The merger, along with the retirement of Twila Vantrease of Vicksburg, chief operating officer for the Middle Mississippi council, will take effect at midnight.
“After Wednesday, I plan to ride my bicycle through the (Vicksburg National) military park,” Vantrease said during an interview Monday. “I’ve had the pleasure of working with many talented volunteers and the opportunity to see the impact Girl Scouts has had on the lives of thousands of girls.”
Vantrease said she plans to volunteer at area agencies and make time for her three grandchildren who live in California.

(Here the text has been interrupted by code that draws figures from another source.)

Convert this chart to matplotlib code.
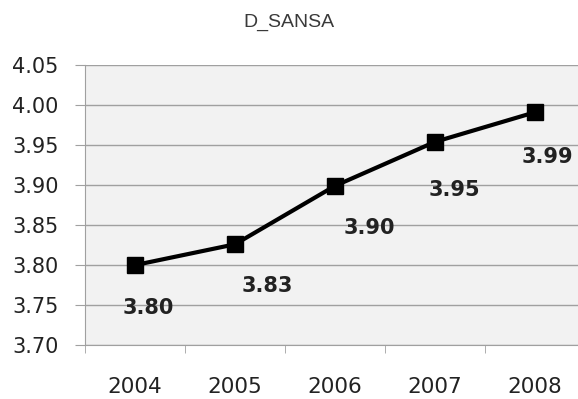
import matplotlib.pyplot as plt

years = ["2004", "2005", "2006", "2007", "2008"]
values = [3.80, 3.826, 3.899, 3.954, 3.991]
labels = ["3.80", "3.83", "3.90", "3.95", "3.99"]
# label offsets (points)
label_dx = [9.4, 23, 25, 13.7, 8.6]
label_dy = [-31, -30, -30, -35, -32]

fig = plt.figure(figsize=(5.78, 3.99), dpi=100)
ax = fig.add_axes([0.147, 0.135, 0.853, 0.702])
ax.set_facecolor("#f2f2f2")

x = list(range(len(years)))
ax.plot(x, values, color="black", lw=3, marker="s", markersize=12, zorder=3)

for xi, v, lab, dx, dy in zip(x, values, labels, label_dx, label_dy):
    ax.annotate(lab, (xi, v), xytext=(dx, dy), textcoords="offset points",
                ha="center", va="center", fontsize=15, fontweight="bold",
                family="DejaVu Sans", color="#222222")

ax.set_ylim(3.70, 4.05)
ax.set_yticks([3.70, 3.75, 3.80, 3.85, 3.90, 3.95, 4.00, 4.05])
ax.set_yticklabels([f"{t:.2f}" for t in ax.get_yticks()])
ax.set_xlim(-0.5, 4.43)
ax.set_xticks(x)
ax.set_xticklabels(years)
ax.set_xticks([-0.5, 0.5, 1.5, 2.5, 3.5], minor=True)

ax.grid(axis="y", color="#a0a0a0", lw=1)
ax.set_axisbelow(True)
for s in ["top", "right"]:
    ax.spines[s].set_visible(False)
for s in ["left", "bottom"]:
    ax.spines[s].set_color("#a0a0a0")

ax.tick_params(axis="y", length=7, color="#a0a0a0", labelsize=15, pad=12, labelcolor="#222222")
ax.tick_params(axis="x", which="major", length=0, labelsize=15.5, pad=23, labelcolor="#222222")
ax.tick_params(axis="x", which="minor", length=6, color="#a0a0a0")

fig.suptitle("D_SANSA", y=0.965, fontsize=14, family="Liberation Sans", color="#3a3a3a")

fig.savefig("out.png", dpi=100)
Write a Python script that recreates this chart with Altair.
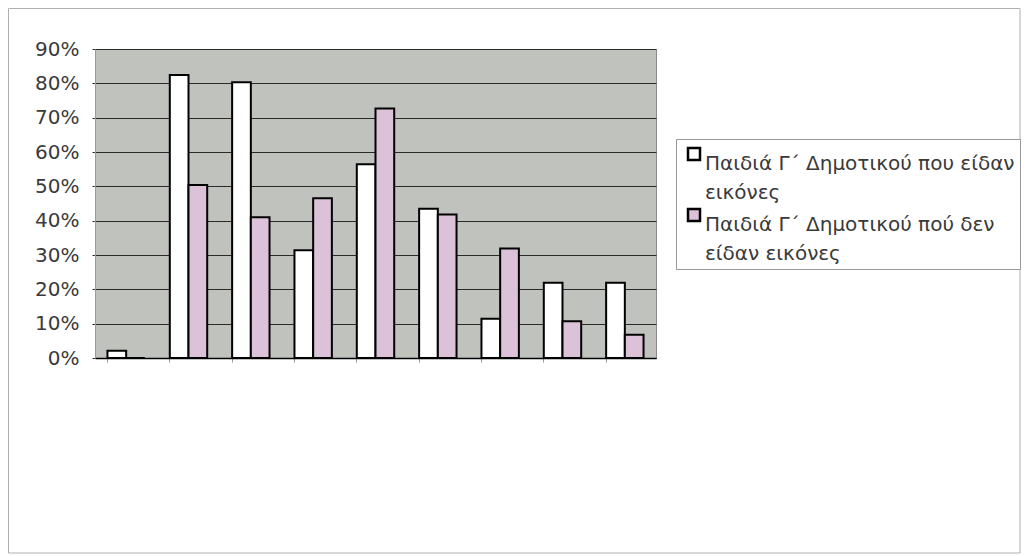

The chief executive officer for the new council will be Karen Livingston-Wilson of Madison County. Whether Vantrease’s COO position will be filled is not known, but Bob Athow of Vicksburg, one of 20 board members on the new council, said, “This is an issue we’ll discuss with the CEO” in the near future.
The new council will serve more than 22,000 girls from 45 counties, including 14 troops from Vicksburg. It will form one large council across south Mississippi.
The Girl Scouts USA national board of directors decided in 2006 to re-align 312 councils across the country into 109 councils in three years. The devastating effects of Hurricane Katrina in 2005 played a part in the Mississippi mergers, Vantrease said.
“They wanted the Mississippi councils to build their resources back up,” she said.
The only changes, Vantrease added, will take place in upper management.
Another reason for the merger is cost-effectiveness, said Athow, who is retired from the U.S. Army Corps of Engineers and has served two years on the Middle Mississippi council board.
“It’s a better way to raise funding,” he said.
No mergers are taking place in Boy Scouts.
Other area board members on the new council include Malissa Winfield of Vicksburg, an attorney and wife of Mayor Paul Winfield, and James Johnston of Port Gibson, who is Claiborne County’s administrator.
Vantrease, 59, began her work with the Girl Scouts when she was 22. Some of her best times, she said, were in the late-1990s with the Beyond Bars Troop 711, a group, funded by federal grants, for girls whose mothers were in jail.
“There were girls from four different counties, and all the girls I worked with were all appreciative, well-mannered gracious young ladies,” she said.
The troop no longer exists, Vantrease said, because of lack of leadership and money.